Second, there is evidence that Plaintiff did not perform her job at a high level. Plaintiff testified that she does not play with her grandchildren. Tr. 492. She further testified that she is not always able to babysit them due to her impairments:
Q: [S]ince you've been babysitting, has there ever been periods of time where you are unable to babysit the children?
A: Oh, yeah, yes.
Q: And then what happened during those periods of time?
A: I get so exhausted, so physically, but mostly mentally and emotionally spent that I, that manifests itself physically and I feel like I have the flu, no energy, aches and pains. I just, I'm totally done. And so with a lot of guilt, I call up and I tell [my daughter] I just can't watch the kids.
Tr. 498; see Tr. 93 (Plaintiff "help[s] with [her] grandchildren on a limited basis"). Plaintiff specifically stated in her work activity report that she was allowed to work at a lower standard of productivity. Tr. 108. The ALJ did not discuss this evidence or otherwise consider whether Plaintiff is held to a lower standard than other babysitters in Plaintiff's community. This constitutes legal error. See 20 C.F.R. §§ 404.1573(c)(5), 416.973(c)(5); Novak v. Barnhart, 180 F. Supp. 2d 990, 1002 (E.D. Wis. 2001) (ALJ erred by failing to consider evidence that the claimant received help from his sister and worked at a lower level of productivity than she did) (citing 20 C.F.R. § 404.1573(c)).

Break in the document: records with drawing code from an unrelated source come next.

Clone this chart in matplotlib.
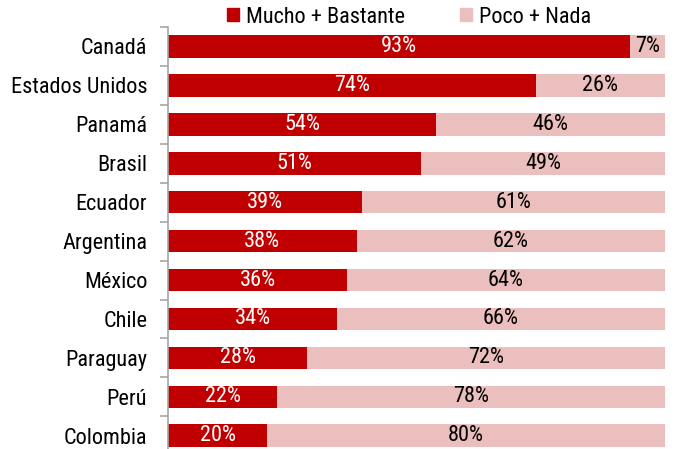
import matplotlib
matplotlib.use("Agg")
import matplotlib.pyplot as plt
import numpy as np
from matplotlib.patches import Patch

categories = ["Canadá", "Estados Unidos", "Panamá", "Brasil", "Ecuador", "Argentina",
              "México", "Chile", "Paraguay", "Perú", "Colombia"]
mucho = [93, 74, 54, 51, 39, 38, 36, 34, 28, 22, 20]
poco = [7, 26, 46, 49, 61, 62, 64, 66, 72, 78, 80]
series_names = ["Mucho + Bastante", "Poco + Nada"]

RED = "#C00000"
PINK = "#EBBFBD"
FONT = ["Roboto Condensed", "DejaVu Sans"]
plt.rcParams['font.family'] = FONT
plt.rcParams['font.weight'] = 'normal'

fig = plt.figure(figsize=(6.77, 4.49), dpi=100)
ax = fig.add_axes([168/677, 0, (665-168)/677, 1-27/449])

y = np.arange(len(categories))
ax.barh(y, mucho, height=0.58, color=RED, label=series_names[0])
ax.barh(y, poco, left=mucho, height=0.58, color=PINK, label=series_names[1])

FS = 16
for i, (m, p) in enumerate(zip(mucho, poco)):
    ax.text(m/2, i, f"{m}%", ha="center", va="center", color="white", fontsize=FS)
    ax.text(m + p/2, i, f"{p}%", ha="center", va="center", color="black", fontsize=FS)

ax.set_xlim(0, 100)
ax.set_ylim(10.34, -0.5)
ax.set_yticks(y)
ax.set_yticklabels(categories, fontsize=FS)
ax.tick_params(axis="y", which="major", length=0, pad=15)
ax.set_yticks(np.arange(-0.5, 10.5, 1), minor=True)
ax.tick_params(axis="y", which="minor", length=6, color="#A6A6A6", width=1.2)
ax.set_xticks([])
for s in ["top", "right", "bottom"]:
    ax.spines[s].set_visible(False)
ax.spines["left"].set_color("#A6A6A6")
ax.spines["left"].set_linewidth(1.2)

handles = [Patch(color=RED), Patch(color=PINK)]
fig.legend(handles, series_names, loc="upper center", bbox_to_anchor=(409/677, 1.03),
           ncol=2, frameon=False, fontsize=FS, handlelength=0.55, handleheight=0.55,
           handletextpad=0.3, columnspacing=2.5)

fig.savefig("out.png", dpi=100)
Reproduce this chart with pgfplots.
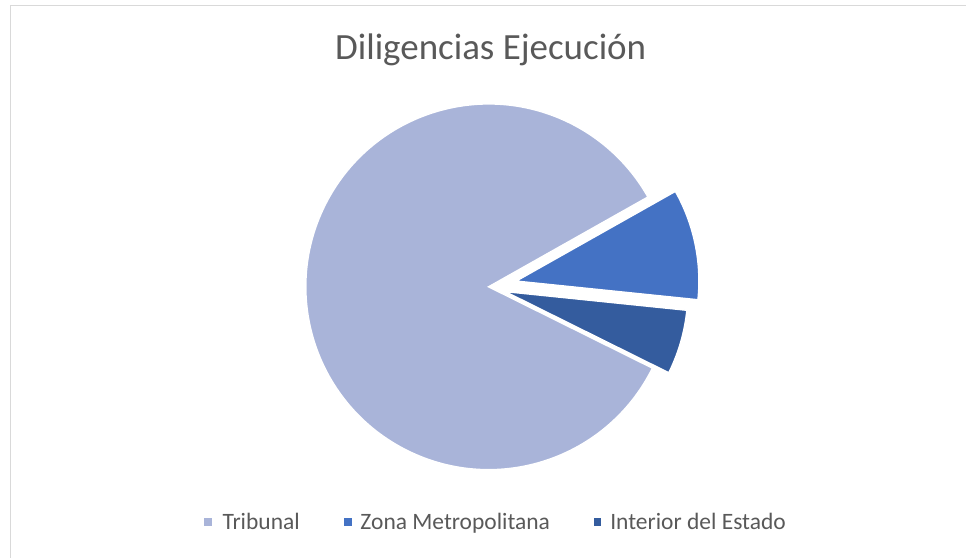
\documentclass[border=0pt]{standalone}
\usepackage{pgfplots}
\usepackage{pgfplotstable}
\pgfplotsset{compat=1.18}
\usepackage{fontspec}
\setmainfont{Carlito}
\definecolor{cTrib}{RGB}{169,180,217}
\definecolor{cZona}{RGB}{68,114,196}
\definecolor{cInt}{RGB}{52,92,158}
\definecolor{txt}{RGB}{89,89,89}
\definecolor{frame}{RGB}{217,217,217}

\pgfplotstableread{
label value
Tribunal 84.5
Zona 9.8
Interior 5.7
}\piedata

\begin{document}
\begin{tikzpicture}
\pgfplotstablegetelem{0}{value}\of\piedata \let\vA\pgfplotsretval
\pgfplotstablegetelem{1}{value}\of\piedata \let\vB\pgfplotsretval
\pgfplotstablegetelem{2}{value}\of\piedata \let\vC\pgfplotsretval
\pgfmathsetmacro\total{\vA+\vB+\vC}
\pgfmathsetmacro\sA{-26.4}
\pgfmathsetmacro\eA{\sA-360*(\vA/\total)}
\pgfmathsetmacro\eB{\eA-360*(\vB/\total)}
\pgfmathsetmacro\eC{\eB-360*(\vC/\total)}
\pgfmathsetmacro\mB{(\eA+\eB)/2}
\pgfmathsetmacro\mC{(\eB+\eC)/2}
\begin{axis}[
  scale only axis, width=967pt, height=558pt,
  xmin=0, xmax=967, ymin=0, ymax=558,
  hide axis, clip=false]
  \path (axis cs:0,0) rectangle (axis cs:967,558);
  % frame
  \draw[frame, line width=1.3pt] (axis cs:10.8,0) -- (axis cs:10.8,552.5) -- (axis cs:967,552.5);
  % title
  \node[anchor=base, text=txt, font=\fontsize{37}{44}\selectfont] at (axis cs:491,498) {Diligencias Ejecución};
  % slices
  \filldraw[fill=cTrib, draw=white, line width=1.5pt] (axis cs:489,271) -- ++(\sA:183pt) arc[start angle=\sA, end angle=\eA, radius=183pt] -- cycle;
  \filldraw[fill=cZona, draw=white, line width=1.5pt] ([shift={(\mB:28pt)}]axis cs:489,271) -- ++(\eA:183pt) arc[start angle=\eA, end angle=\eB, radius=183pt] -- cycle;
  \filldraw[fill=cInt, draw=white, line width=1.5pt] ([shift={(\mC:17pt)}]axis cs:489,271) -- ++(\eB:183pt) arc[start angle=\eB, end angle=\eC, radius=183pt] -- cycle;
  % legend
  \fill[cTrib] (axis cs:204.6,32) rectangle (axis cs:212.5,40);
  \node[anchor=base west, inner sep=0pt, text=txt, font=\fontsize{23.5}{28}\selectfont] at (axis cs:222.5,28.5) {Tribunal};
  \fill[cZona] (axis cs:343.9,32) rectangle (axis cs:351.8,40);
  \node[anchor=base west, inner sep=0pt, text=txt, font=\fontsize{23.5}{28}\selectfont] at (axis cs:360.5,28.5) {Zona Metropolitana};
  \fill[cInt] (axis cs:593.9,32) rectangle (axis cs:601.8,40);
  \node[anchor=base west, inner sep=0pt, text=txt, font=\fontsize{23.5}{28}\selectfont] at (axis cs:610.5,28.5) {Interior del Estado};
\end{axis}
\end{tikzpicture}
\end{document}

Defendant contends that the nature of Plaintiff's babysitting activities supports a finding that she is engaged in SGA. Dkt. #23 at 3-4. The cases Defendant cites in support of this contention are inapposite. In each case, unlike the present one, the ALJ properly applied the regulations and ruling regarding SGA. See Keyes v. Sullivan, 894 F.2d 1053, 1056-57 (9th Cir. 1990) (affirming the ALJ's decision to deny benefits at step one where the evidence showed the claimant's work was subject to none of the special conditions listed in 20 C.F.R. § 404.1573); Katz v. Sec'y of HHS, 972 F.2d 290, 293 (9th Cir. 1992) (ALJ explicitly considered the quality of the claimant's work performance and any special conditions); Byington v. Chater, 76 F.3d 246, 250 (9th Cir. 1996) (ALJ's decision supported by substantial evidence where there was no indication that the claimant "was given any special consideration in performing his job" or "was not required to perform the same job functions as any other [employee]").
In summary, the Court concludes that the ALJ's step one determination is based on legal error and is not supported by substantial evidence.
B. The Decision to Remand for Further Proceedings or an Award of Benefits.
Having decided to vacate Defendant's decision, the Court has the discretion to remand the case for further proceedings or for an award benefits. See Reddick, 157 F.3d at 728. This Circuit has held that a remand for an award of benefits is appropriate in cases where there are no outstanding issues that must be resolved before a proper determination can be made and it is clear from the record that the ALJ would be required to award benefits. See, e.g., Varney v. Secretary of HHS, 859 F.2d 1396 (9th Cir. 1988); Smolen, 80 F.3d at 1292. Because the ALJ found that Plaintiff is engaged in SGA, he did not continue the sequential evaluation process beyond step one. The Court cannot, on the record before it, conclude that an award of benefits is required. The Court accordingly will remand for further proceedings consistent with this order. See Harman v. Apfel, 211 F.3d 1172, 1180 (9th Cir. 2000) ("[W]e conclude that there are sufficient unanswered questions in the record that the district court's determination to remand the case for further proceedings was not an abuse of discretion.").
IT IS ORDERED:
1. Plaintiff's motion for summary judgment (Dkt. #15) is granted.
2. Defendant's cross-motion for summary judgment (Dkt. #20) is denied.
3. Defendant's administrative decision denying benefits is reversed.
4. The case is remanded to Defendant for further proceedings.
5. The Clerk shall enter judgment accordingly.